▶ _Dataset content_:
•••••
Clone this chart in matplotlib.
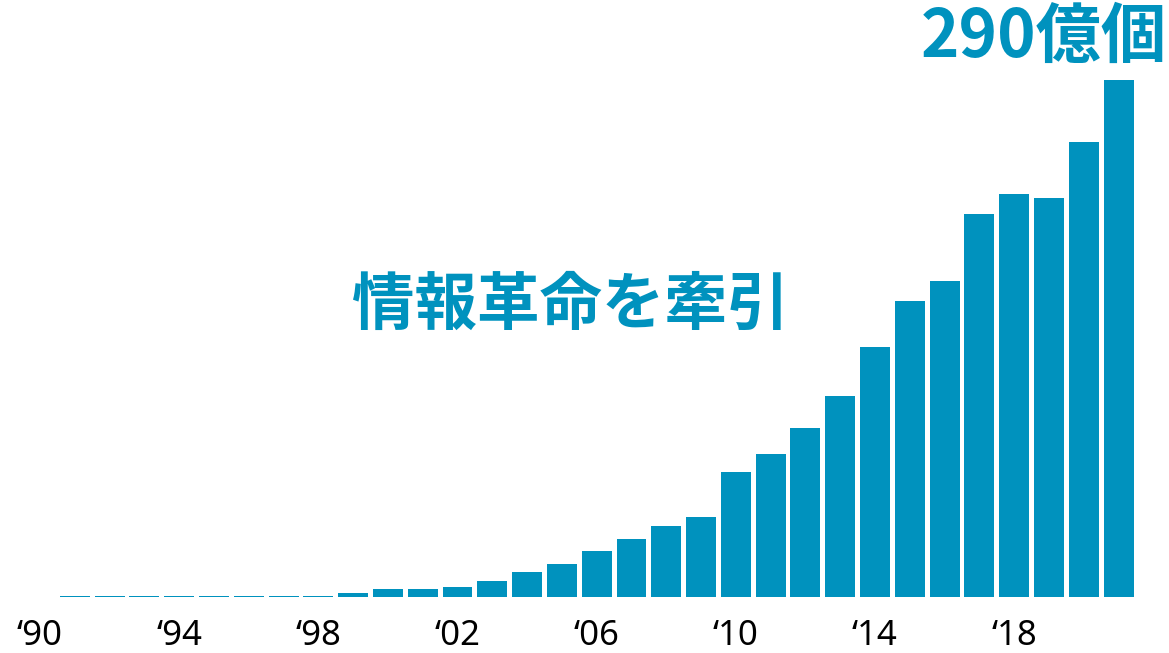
import matplotlib.pyplot as plt

# 出荷数 (億個), 1991-2021
years = list(range(1991, 2022))
values = [0.6, 0.6, 0.6, 0.6, 0.6, 0.6, 0.6, 0.6,
          2.2, 4.5, 4.5, 5.6, 9, 14, 18.5, 26, 32.5, 40, 45,
          70, 80, 95, 113, 140, 166, 177, 215, 226, 224, 255, 290]
tick_years = [1990, 1994, 1998, 2002, 2006, 2010, 2014, 2018]
tick_labels = ["\u201890", "\u201894", "\u201898", "\u201802",
               "\u201806", "\u201810", "\u201814", "\u201818"]

color = "#0092BE"

fig = plt.figure(figsize=(11.69, 6.53), dpi=100)
ax = fig.add_axes([0, 56 / 653, 1, 597 / 653])

ax.bar(years, values, width=0.86, color=color)
ax.set_xlim(1990 - 1.15, 1990 + 32.45)
ax.set_ylim(0, 290 * 597 / 517)

ax.set_xticks(tick_years)
ax.set_xticklabels(tick_labels, fontsize=25, family=["Noto Sans", "DejaVu Sans"])
ax.tick_params(axis="x", length=0, pad=16)
ax.set_yticks([])
for s in ax.spines.values():
    s.set_visible(False)

fig.text(0.998, 0.943, "290億個", ha="right", va="center", fontsize=47,
         fontweight="bold", color=color, family=["Noto Sans CJK JP", "DejaVu Sans"])
fig.text(0.488, 0.533, "情報革命を牽引", ha="center", va="center", fontsize=45,
         fontweight="bold", color=color, family=["Noto Sans CJK JP", "DejaVu Sans"])

fig.savefig("out.png", dpi=100)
•••••
▶ _Given task_:
Omit the pictures and output all of the other material exactly.

▶ _Task result_:
Clone this chart in matplotlib.
import matplotlib.pyplot as plt

# 出荷数 (億個), 1991-2021
years = list(range(1991, 2022))
values = [0.6, 0.6, 0.6, 0.6, 0.6, 0.6, 0.6, 0.6,
          2.2, 4.5, 4.5, 5.6, 9, 14, 18.5, 26, 32.5, 40, 45,
          70, 80, 95, 113, 140, 166, 177, 215, 226, 224, 255, 290]
tick_years = [1990, 1994, 1998, 2002, 2006, 2010, 2014, 2018]
tick_labels = ["\u201890", "\u201894", "\u201898", "\u201802",
               "\u201806", "\u201810", "\u201814", "\u201818"]

color = "#0092BE"

fig = plt.figure(figsize=(11.69, 6.53), dpi=100)
ax = fig.add_axes([0, 56 / 653, 1, 597 / 653])

ax.bar(years, values, width=0.86, color=color)
ax.set_xlim(1990 - 1.15, 1990 + 32.45)
ax.set_ylim(0, 290 * 597 / 517)

ax.set_xticks(tick_years)
ax.set_xticklabels(tick_labels, fontsize=25, family=["Noto Sans", "DejaVu Sans"])
ax.tick_params(axis="x", length=0, pad=16)
ax.set_yticks([])
for s in ax.spines.values():
    s.set_visible(False)

fig.text(0.998, 0.943, "290億個", ha="right", va="center", fontsize=47,
         fontweight="bold", color=color, family=["Noto Sans CJK JP", "DejaVu Sans"])
fig.text(0.488, 0.533, "情報革命を牽引", ha="center", va="center", fontsize=45,
         fontweight="bold", color=color, family=["Noto Sans CJK JP", "DejaVu Sans"])

fig.savefig("out.png", dpi=100)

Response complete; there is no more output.